Knowing when rallies are sustainable is critical to any investor's portfolio, so CNBC's Jim Cramer looked back on his decades of experience to pinpoint exactly what makes a rally trustworthy.
A rally involving financial stocks, particularly the banks, typically means the economy is healthy, Cramer said. It means that more money is being lent, employment is healthy, and small businesses are confident.
It also signals that job-creating commercial real estate projects are imminent, the government's budget could improve and that more financial activity, particularly mergers and initial public offerings, could be on the way.
"I know that's a lot to put on one group, but I've studied rallies for 39 years and I've never seen a bad one that's led by the banks," Cramer said. "If anything, strength in the financials is a precursor to better things, wider breadth, meaning more stocks go up and a lot more companies that will do better next year over this year."
And for those who worry about the potential for future interest rate hikes, Cramer argued that with a health economy and such low rates, one thoughtful increase wouldn't be so damaging.

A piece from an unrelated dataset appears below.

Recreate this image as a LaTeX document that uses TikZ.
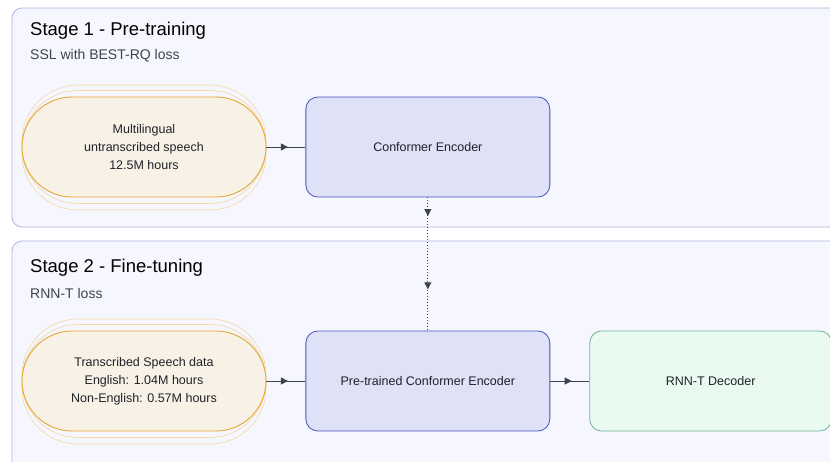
\documentclass[tikz,border=0pt]{standalone}
\usepackage{fontspec}
\setmainfont{Liberation Sans}
\usetikzlibrary{arrows.meta,positioning,decorations.markings}
\definecolor{stagefill}{HTML}{F6F7FE}
\definecolor{stageline}{HTML}{ADB3E3}
\definecolor{datafill}{HTML}{F8F1E6}
\definecolor{dataline}{HTML}{E6A733}
\definecolor{encfill}{HTML}{DFE1F7}
\definecolor{encline}{HTML}{4654B3}
\definecolor{decfill}{HTML}{E9FAF1}
\definecolor{decline}{HTML}{74B19D}
\definecolor{arrowcolor}{HTML}{3B4452}
\definecolor{subcolor}{HTML}{3E4450}
\definecolor{textcolor}{HTML}{1F2229}

\begin{document}
\begin{tikzpicture}[
    x=1pt, y=-1pt,
    node distance=39pt,
    stagebox/.style={draw=stageline, fill=stagefill, rounded corners=10pt, line width=0.8pt},
    title/.style={anchor=west, font=\fontsize{18.5}{22}\selectfont, text=black, inner sep=0pt},
    subtitle/.style={anchor=west, font=\fontsize{14}{17}\selectfont, text=subcolor, inner sep=0pt},
    data/.style={draw=dataline, fill=datafill, line width=0.9pt, rounded corners=50pt,
        minimum width=244pt, minimum height=100pt, align=center, text=textcolor,
        font=\fontsize{12.5}{18}\selectfont},
    dataghost/.style={draw=dataline!45, line width=0.6pt, rounded corners=56pt,
        minimum width=244pt, inner sep=0pt},
    encoder/.style={draw=encline, fill=encfill, rounded corners=12pt, line width=0.8pt,
        minimum width=244pt, minimum height=100pt, text=textcolor,
        font=\fontsize{12.5}{15}\selectfont},
    decoder/.style={draw=decline, fill=decfill, rounded corners=12pt, line width=0.8pt,
        minimum width=242pt, minimum height=100pt, text=textcolor,
        font=\fontsize{12.5}{15}\selectfont},
    midarrow/.style={draw=arrowcolor, line width=0.9pt, postaction={decorate},
        decoration={markings, mark=at position 0.55 with {\arrow{Triangle[length=7pt,width=7pt]}}}},
    linkarrow/.style={draw=arrowcolor, line width=1pt, dotted, postaction={decorate},
        decoration={markings,
            mark=at position 0.14 with {\arrow{Triangle[length=7pt,width=7pt]}},
            mark=at position 0.69 with {\arrow{Triangle[length=7pt,width=7pt]}}}}
]
    \useasboundingbox (0,0) rectangle (830,461);
    \fill[white] (0,0) rectangle (830,461);

    % stage frames
    \draw[stagebox] (12,8) rectangle (850,227);
    \draw[stagebox] (12,241) rectangle (850,475);
    \node[title] (title1) at (30,31) {Stage 1 - Pre-training};
    \node[subtitle] (sub1) at (30,56) {SSL with BEST-RQ loss};
    \node[title] (title2) at (30,268) {Stage 2 - Fine-tuning};
    \node[subtitle] (sub2) at (30,293) {RNN-T loss};

    % stage 1
    \node[dataghost, minimum height=125pt] (rawa) at (144,147.5) {};
    \node[dataghost, minimum height=113pt] (rawb) at (144,147) {};
    \node[data] (raw) at (144,147) {Multilingual\\untranscribed speech\\12.5M hours};
    \node[encoder, right=of raw] (enc) {Conformer Encoder};

    % stage 2
    \node[dataghost, minimum height=125pt] (labela) at (144,381.5) {};
    \node[dataghost, minimum height=113pt] (labelb) at (144,381) {};
    \node[data] (label) at (144,381) {Transcribed Speech data\\English: 1.04M hours\\Non-English: 0.57M hours};
    \node[encoder, right=of label] (pre) {Pre-trained Conformer Encoder};
    \node[decoder, right=of pre] (dec) {RNN-T Decoder};

    \path[midarrow] (raw) -- (enc);
    \path[midarrow] (label) -- (pre);
    \path[midarrow] (pre) -- (dec);
    \path[linkarrow] (enc) -- (pre);
\end{tikzpicture}
\end{document}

"Right now, higher rates will encourage the banks to do more lending. That's good, not bad," he explained.
Cramer also liked to see the tech sector rallying, particularly stocks tied to the data center, mobile and self-driving cars.

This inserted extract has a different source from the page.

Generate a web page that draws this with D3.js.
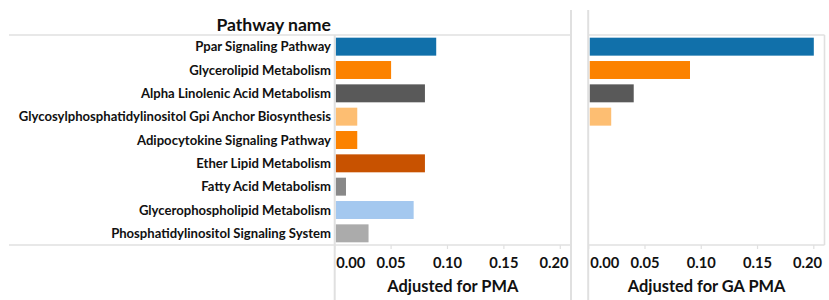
<!DOCTYPE html>
<html><head><meta charset="utf-8">
<script src="https://cdn.jsdelivr.net/npm/d3@7"></script>
<style>body{margin:0;background:#fff}svg{display:block}text{font-family:Lato,"Open Sans",sans-serif;font-weight:bold;fill:#111}</style>
</head><body><svg id="c" width="829" height="300"></svg>
<script>
const pathways = ["Ppar Signaling Pathway","Glycerolipid Metabolism","Alpha Linolenic Acid Metabolism","Glycosylphosphatidylinositol Gpi Anchor Biosynthesis","Adipocytokine Signaling Pathway","Ether Lipid Metabolism","Fatty Acid Metabolism","Glycerophospholipid Metabolism","Phosphatidylinositol Signaling System"];
const adjustedPMA = [0.09,0.05,0.08,0.02,0.02,0.08,0.01,0.07,0.03];
const adjustedGAPMA = [0.20,0.09,0.04,0.02,null,null,null,null,null];
const barColors = ["#1170aa","#fc8200","#595959","#fdbe72","#fc8200","#c85200","#888888","#a4c8ef","#ababab"];
const tickValues = [0,0.05,0.10,0.15,0.20];
const panelTitles = ["Adjusted for PMA","Adjusted for GA PMA"];
const headerTitle = "Pathway name";

(function(){
const svg = d3.select("#c");
const rowTop = 35, rowBottom = 245;
const y = d3.scaleBand().domain(pathways).range([rowTop,rowBottom]).paddingInner(0.23).paddingOuter(0.115);
const gridC = "#e0e0e0";

svg.append("text").attr("x",331).attr("y",31).attr("text-anchor","end").style("font-size","17.6px").text(headerTitle);

svg.append("g").selectAll("text").data(pathways).join("text")
  .attr("x",331).attr("y",d=>y(d)+y.bandwidth()/2).attr("dy","0.36em")
  .attr("text-anchor","end").style("font-size","13.1px").text(d=>d);

[rowTop,rowBottom].forEach(v=>svg.append("line").attr("x1",9).attr("x2",571).attr("y1",v).attr("y2",v).attr("stroke",gridC).attr("stroke-width",1.6));

const panels = [
  {vals:adjustedPMA, x0:334.7, x1:571, title:panelTitles[0]},
  {vals:adjustedGAPMA, x0:588.7, x1:824.5, title:panelTitles[1]}
];
panels.forEach((p,pi)=>{
  const x = d3.scaleLinear().domain([0,0.2095]).range([p.x0,p.x1]);
  const g = svg.append("g");
  if(pi===1){
    [rowTop,rowBottom].forEach(v=>g.append("line").attr("x1",p.x0).attr("x2",p.x1).attr("y1",v).attr("y2",v).attr("stroke",gridC).attr("stroke-width",1.6));
    g.append("line").attr("x1",p.x1).attr("x2",p.x1).attr("y1",rowTop).attr("y2",rowBottom).attr("stroke",gridC).attr("stroke-width",1.6);
  }
  g.selectAll("rect").data(pathways.map((d,i)=>({d,v:p.vals[i],c:barColors[i]})).filter(o=>o.v!=null)).join("rect")
    .attr("x",x(0)+1).attr("y",o=>y(o.d)).attr("height",y.bandwidth())
    .attr("width",o=>x(o.v)-x(0)-1).attr("fill",o=>o.c);
  g.selectAll("line.tk").data(tickValues).join("line").attr("class","tk")
    .attr("x1",d=>x(d)).attr("x2",d=>x(d)).attr("y1",rowBottom).attr("y2",rowBottom+4)
    .attr("stroke",gridC).attr("stroke-width",1.2);
  g.selectAll("text.tl").data(tickValues).join("text").attr("class","tl")
    .attr("x",(d,i)=> i===0 ? x(d)+1.5 : (i===tickValues.length-1 ? p.x1-2.5 : x(d)))
    .attr("text-anchor",(d,i)=> i===0 ? "start" : (i===tickValues.length-1 ? "end" : "middle"))
    .attr("y",268).style("font-size","14.7px").text(d=>d3.format(".2f")(d));
  g.append("text").attr("x",(p.x0+p.x1)/2).attr("y",292).attr("text-anchor","middle").style("font-size","16.4px").text(p.title);
});

svg.append("line").attr("x1",334.7).attr("x2",334.7).attr("y1",rowTop).attr("y2",300).attr("stroke",gridC).attr("stroke-width",2);
[571,588.2].forEach(v=>svg.append("line").attr("x1",v).attr("x2",v).attr("y1",10).attr("y2",300).attr("stroke",gridC).attr("stroke-width",2));
})();
</script></body></html>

Finally, Cramer felt good about the strength in the transportation space. The rails and trucking colossus XPO Logistics saw gains, both key signs of health in commerce.
Where bank, tech and transport stocks are sustainable rally leaders, Cramer said that investors shouldn't hope for consumer goods, drug or utility stocks to drive any given day's gains.
"Today's rally signaled that there are many positive factors at work here, not just a few," the "Mad Money" host said. "I say enjoy it. October's coming, which means we'll have to hear about the long history of crashes in that month. I know I'll have to trot out my experiences trading during the Great Crash of 1987. Hey, it's a big anniversary year! So don't get cocky. That said, you'd be crazy not to feel good about today's action."